Given request ▸ Write out each line word for word. Drop pictures.

Collected data ▸
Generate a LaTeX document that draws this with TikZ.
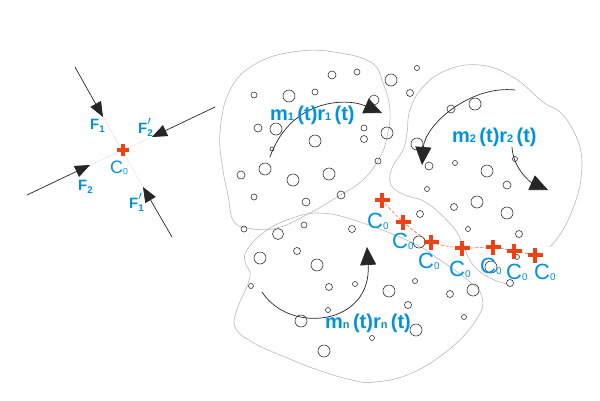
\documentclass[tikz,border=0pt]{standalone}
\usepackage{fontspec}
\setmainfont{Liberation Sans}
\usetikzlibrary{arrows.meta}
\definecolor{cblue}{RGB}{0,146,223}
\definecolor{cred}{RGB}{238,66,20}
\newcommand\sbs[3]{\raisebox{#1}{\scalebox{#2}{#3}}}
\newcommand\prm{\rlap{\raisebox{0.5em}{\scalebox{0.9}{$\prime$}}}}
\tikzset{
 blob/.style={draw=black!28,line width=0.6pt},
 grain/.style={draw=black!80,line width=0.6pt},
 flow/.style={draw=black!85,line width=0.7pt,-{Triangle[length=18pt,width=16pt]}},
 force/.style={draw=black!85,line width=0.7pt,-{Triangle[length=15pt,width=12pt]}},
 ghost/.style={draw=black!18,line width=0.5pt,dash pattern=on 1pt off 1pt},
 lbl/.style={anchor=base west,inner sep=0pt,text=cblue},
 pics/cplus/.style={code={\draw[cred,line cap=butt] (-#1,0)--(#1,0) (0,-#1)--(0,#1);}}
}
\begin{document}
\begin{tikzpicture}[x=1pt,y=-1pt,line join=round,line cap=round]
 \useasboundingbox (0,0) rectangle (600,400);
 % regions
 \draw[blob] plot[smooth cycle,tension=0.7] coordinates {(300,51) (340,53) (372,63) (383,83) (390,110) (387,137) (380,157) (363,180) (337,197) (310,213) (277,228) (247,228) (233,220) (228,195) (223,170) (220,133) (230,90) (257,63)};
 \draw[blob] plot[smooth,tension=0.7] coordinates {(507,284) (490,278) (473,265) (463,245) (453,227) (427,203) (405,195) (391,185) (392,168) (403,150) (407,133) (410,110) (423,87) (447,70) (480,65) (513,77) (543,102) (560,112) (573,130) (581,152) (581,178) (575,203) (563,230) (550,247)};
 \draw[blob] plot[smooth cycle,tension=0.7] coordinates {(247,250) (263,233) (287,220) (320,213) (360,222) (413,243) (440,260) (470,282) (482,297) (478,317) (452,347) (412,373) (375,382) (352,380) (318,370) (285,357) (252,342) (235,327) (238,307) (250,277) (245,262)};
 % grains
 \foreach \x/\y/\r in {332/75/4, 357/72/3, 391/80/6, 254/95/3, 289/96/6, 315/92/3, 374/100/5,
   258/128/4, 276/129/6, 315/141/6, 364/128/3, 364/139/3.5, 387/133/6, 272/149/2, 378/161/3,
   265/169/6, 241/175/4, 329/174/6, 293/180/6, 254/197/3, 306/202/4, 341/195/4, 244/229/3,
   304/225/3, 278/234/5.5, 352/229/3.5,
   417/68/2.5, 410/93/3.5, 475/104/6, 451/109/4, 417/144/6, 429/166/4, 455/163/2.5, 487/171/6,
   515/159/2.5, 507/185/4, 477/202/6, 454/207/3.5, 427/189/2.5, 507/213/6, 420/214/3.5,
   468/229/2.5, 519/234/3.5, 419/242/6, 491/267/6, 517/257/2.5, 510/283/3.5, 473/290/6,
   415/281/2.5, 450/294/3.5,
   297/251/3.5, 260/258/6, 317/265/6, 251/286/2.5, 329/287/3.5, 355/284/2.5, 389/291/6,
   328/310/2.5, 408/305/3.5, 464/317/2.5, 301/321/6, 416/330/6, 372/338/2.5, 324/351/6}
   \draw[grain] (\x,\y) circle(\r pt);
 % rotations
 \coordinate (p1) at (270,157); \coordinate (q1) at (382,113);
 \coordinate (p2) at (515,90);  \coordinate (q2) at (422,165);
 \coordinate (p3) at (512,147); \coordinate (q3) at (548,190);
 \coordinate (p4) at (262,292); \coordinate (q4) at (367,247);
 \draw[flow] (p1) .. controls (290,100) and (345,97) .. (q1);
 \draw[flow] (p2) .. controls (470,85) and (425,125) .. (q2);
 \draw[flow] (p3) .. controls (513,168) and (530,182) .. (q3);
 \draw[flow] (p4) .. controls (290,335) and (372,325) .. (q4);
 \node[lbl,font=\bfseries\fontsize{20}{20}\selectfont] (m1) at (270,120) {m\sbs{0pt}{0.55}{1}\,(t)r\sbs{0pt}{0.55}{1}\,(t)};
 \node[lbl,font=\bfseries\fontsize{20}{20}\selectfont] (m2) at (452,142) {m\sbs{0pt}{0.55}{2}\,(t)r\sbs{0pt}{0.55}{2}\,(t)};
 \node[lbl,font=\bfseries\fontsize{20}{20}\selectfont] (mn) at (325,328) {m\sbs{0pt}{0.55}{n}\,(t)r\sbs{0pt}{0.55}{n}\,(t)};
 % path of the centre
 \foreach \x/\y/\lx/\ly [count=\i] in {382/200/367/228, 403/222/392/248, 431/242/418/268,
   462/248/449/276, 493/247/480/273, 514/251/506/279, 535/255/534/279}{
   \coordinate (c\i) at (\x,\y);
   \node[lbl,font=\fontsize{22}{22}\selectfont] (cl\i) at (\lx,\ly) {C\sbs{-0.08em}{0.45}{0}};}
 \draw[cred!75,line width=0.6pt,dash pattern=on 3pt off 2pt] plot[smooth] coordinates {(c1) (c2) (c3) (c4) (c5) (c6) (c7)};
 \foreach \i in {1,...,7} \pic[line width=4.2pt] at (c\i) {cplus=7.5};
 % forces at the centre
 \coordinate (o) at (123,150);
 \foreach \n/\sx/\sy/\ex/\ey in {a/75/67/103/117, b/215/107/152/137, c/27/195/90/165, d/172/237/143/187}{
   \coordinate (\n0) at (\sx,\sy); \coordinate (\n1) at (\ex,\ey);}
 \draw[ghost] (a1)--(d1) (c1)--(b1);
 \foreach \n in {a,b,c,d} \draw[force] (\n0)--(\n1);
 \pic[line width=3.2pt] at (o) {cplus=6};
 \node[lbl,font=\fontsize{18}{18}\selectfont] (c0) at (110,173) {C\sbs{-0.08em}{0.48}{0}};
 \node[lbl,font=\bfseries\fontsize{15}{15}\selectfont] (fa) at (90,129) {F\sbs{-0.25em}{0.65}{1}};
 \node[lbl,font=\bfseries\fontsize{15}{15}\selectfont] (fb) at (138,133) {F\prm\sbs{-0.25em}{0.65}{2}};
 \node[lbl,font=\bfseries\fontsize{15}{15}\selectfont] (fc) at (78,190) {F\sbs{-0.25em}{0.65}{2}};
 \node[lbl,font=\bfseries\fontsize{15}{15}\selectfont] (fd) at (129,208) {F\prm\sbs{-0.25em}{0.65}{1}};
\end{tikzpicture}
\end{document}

Written answer ▸
Generate a LaTeX document that draws this with TikZ.
\documentclass[tikz,border=0pt]{standalone}
\usepackage{fontspec}
\setmainfont{Liberation Sans}
\usetikzlibrary{arrows.meta}
\definecolor{cblue}{RGB}{0,146,223}
\definecolor{cred}{RGB}{238,66,20}
\newcommand\sbs[3]{\raisebox{#1}{\scalebox{#2}{#3}}}
\newcommand\prm{\rlap{\raisebox{0.5em}{\scalebox{0.9}{$\prime$}}}}
\tikzset{
 blob/.style={draw=black!28,line width=0.6pt},
 grain/.style={draw=black!80,line width=0.6pt},
 flow/.style={draw=black!85,line width=0.7pt,-{Triangle[length=18pt,width=16pt]}},
 force/.style={draw=black!85,line width=0.7pt,-{Triangle[length=15pt,width=12pt]}},
 ghost/.style={draw=black!18,line width=0.5pt,dash pattern=on 1pt off 1pt},
 lbl/.style={anchor=base west,inner sep=0pt,text=cblue},
 pics/cplus/.style={code={\draw[cred,line cap=butt] (-#1,0)--(#1,0) (0,-#1)--(0,#1);}}
}
\begin{document}
\begin{tikzpicture}[x=1pt,y=-1pt,line join=round,line cap=round]
 \useasboundingbox (0,0) rectangle (600,400);
 % regions
 \draw[blob] plot[smooth cycle,tension=0.7] coordinates {(300,51) (340,53) (372,63) (383,83) (390,110) (387,137) (380,157) (363,180) (337,197) (310,213) (277,228) (247,228) (233,220) (228,195) (223,170) (220,133) (230,90) (257,63)};
 \draw[blob] plot[smooth,tension=0.7] coordinates {(507,284) (490,278) (473,265) (463,245) (453,227) (427,203) (405,195) (391,185) (392,168) (403,150) (407,133) (410,110) (423,87) (447,70) (480,65) (513,77) (543,102) (560,112) (573,130) (581,152) (581,178) (575,203) (563,230) (550,247)};
 \draw[blob] plot[smooth cycle,tension=0.7] coordinates {(247,250) (263,233) (287,220) (320,213) (360,222) (413,243) (440,260) (470,282) (482,297) (478,317) (452,347) (412,373) (375,382) (352,380) (318,370) (285,357) (252,342) (235,327) (238,307) (250,277) (245,262)};
 % grains
 \foreach \x/\y/\r in {332/75/4, 357/72/3, 391/80/6, 254/95/3, 289/96/6, 315/92/3, 374/100/5,
   258/128/4, 276/129/6, 315/141/6, 364/128/3, 364/139/3.5, 387/133/6, 272/149/2, 378/161/3,
   265/169/6, 241/175/4, 329/174/6, 293/180/6, 254/197/3, 306/202/4, 341/195/4, 244/229/3,
   304/225/3, 278/234/5.5, 352/229/3.5,
   417/68/2.5, 410/93/3.5, 475/104/6, 451/109/4, 417/144/6, 429/166/4, 455/163/2.5, 487/171/6,
   515/159/2.5, 507/185/4, 477/202/6, 454/207/3.5, 427/189/2.5, 507/213/6, 420/214/3.5,
   468/229/2.5, 519/234/3.5, 419/242/6, 491/267/6, 517/257/2.5, 510/283/3.5, 473/290/6,
   415/281/2.5, 450/294/3.5,
   297/251/3.5, 260/258/6, 317/265/6, 251/286/2.5, 329/287/3.5, 355/284/2.5, 389/291/6,
   328/310/2.5, 408/305/3.5, 464/317/2.5, 301/321/6, 416/330/6, 372/338/2.5, 324/351/6}
   \draw[grain] (\x,\y) circle(\r pt);
 % rotations
 \coordinate (p1) at (270,157); \coordinate (q1) at (382,113);
 \coordinate (p2) at (515,90);  \coordinate (q2) at (422,165);
 \coordinate (p3) at (512,147); \coordinate (q3) at (548,190);
 \coordinate (p4) at (262,292); \coordinate (q4) at (367,247);
 \draw[flow] (p1) .. controls (290,100) and (345,97) .. (q1);
 \draw[flow] (p2) .. controls (470,85) and (425,125) .. (q2);
 \draw[flow] (p3) .. controls (513,168) and (530,182) .. (q3);
 \draw[flow] (p4) .. controls (290,335) and (372,325) .. (q4);
 \node[lbl,font=\bfseries\fontsize{20}{20}\selectfont] (m1) at (270,120) {m\sbs{0pt}{0.55}{1}\,(t)r\sbs{0pt}{0.55}{1}\,(t)};
 \node[lbl,font=\bfseries\fontsize{20}{20}\selectfont] (m2) at (452,142) {m\sbs{0pt}{0.55}{2}\,(t)r\sbs{0pt}{0.55}{2}\,(t)};
 \node[lbl,font=\bfseries\fontsize{20}{20}\selectfont] (mn) at (325,328) {m\sbs{0pt}{0.55}{n}\,(t)r\sbs{0pt}{0.55}{n}\,(t)};
 % path of the centre
 \foreach \x/\y/\lx/\ly [count=\i] in {382/200/367/228, 403/222/392/248, 431/242/418/268,
   462/248/449/276, 493/247/480/273, 514/251/506/279, 535/255/534/279}{
   \coordinate (c\i) at (\x,\y);
   \node[lbl,font=\fontsize{22}{22}\selectfont] (cl\i) at (\lx,\ly) {C\sbs{-0.08em}{0.45}{0}};}
 \draw[cred!75,line width=0.6pt,dash pattern=on 3pt off 2pt] plot[smooth] coordinates {(c1) (c2) (c3) (c4) (c5) (c6) (c7)};
 \foreach \i in {1,...,7} \pic[line width=4.2pt] at (c\i) {cplus=7.5};
 % forces at the centre
 \coordinate (o) at (123,150);
 \foreach \n/\sx/\sy/\ex/\ey in {a/75/67/103/117, b/215/107/152/137, c/27/195/90/165, d/172/237/143/187}{
   \coordinate (\n0) at (\sx,\sy); \coordinate (\n1) at (\ex,\ey);}
 \draw[ghost] (a1)--(d1) (c1)--(b1);
 \foreach \n in {a,b,c,d} \draw[force] (\n0)--(\n1);
 \pic[line width=3.2pt] at (o) {cplus=6};
 \node[lbl,font=\fontsize{18}{18}\selectfont] (c0) at (110,173) {C\sbs{-0.08em}{0.48}{0}};
 \node[lbl,font=\bfseries\fontsize{15}{15}\selectfont] (fa) at (90,129) {F\sbs{-0.25em}{0.65}{1}};
 \node[lbl,font=\bfseries\fontsize{15}{15}\selectfont] (fb) at (138,133) {F\prm\sbs{-0.25em}{0.65}{2}};
 \node[lbl,font=\bfseries\fontsize{15}{15}\selectfont] (fc) at (78,190) {F\sbs{-0.25em}{0.65}{2}};
 \node[lbl,font=\bfseries\fontsize{15}{15}\selectfont] (fd) at (129,208) {F\prm\sbs{-0.25em}{0.65}{1}};
\end{tikzpicture}
\end{document}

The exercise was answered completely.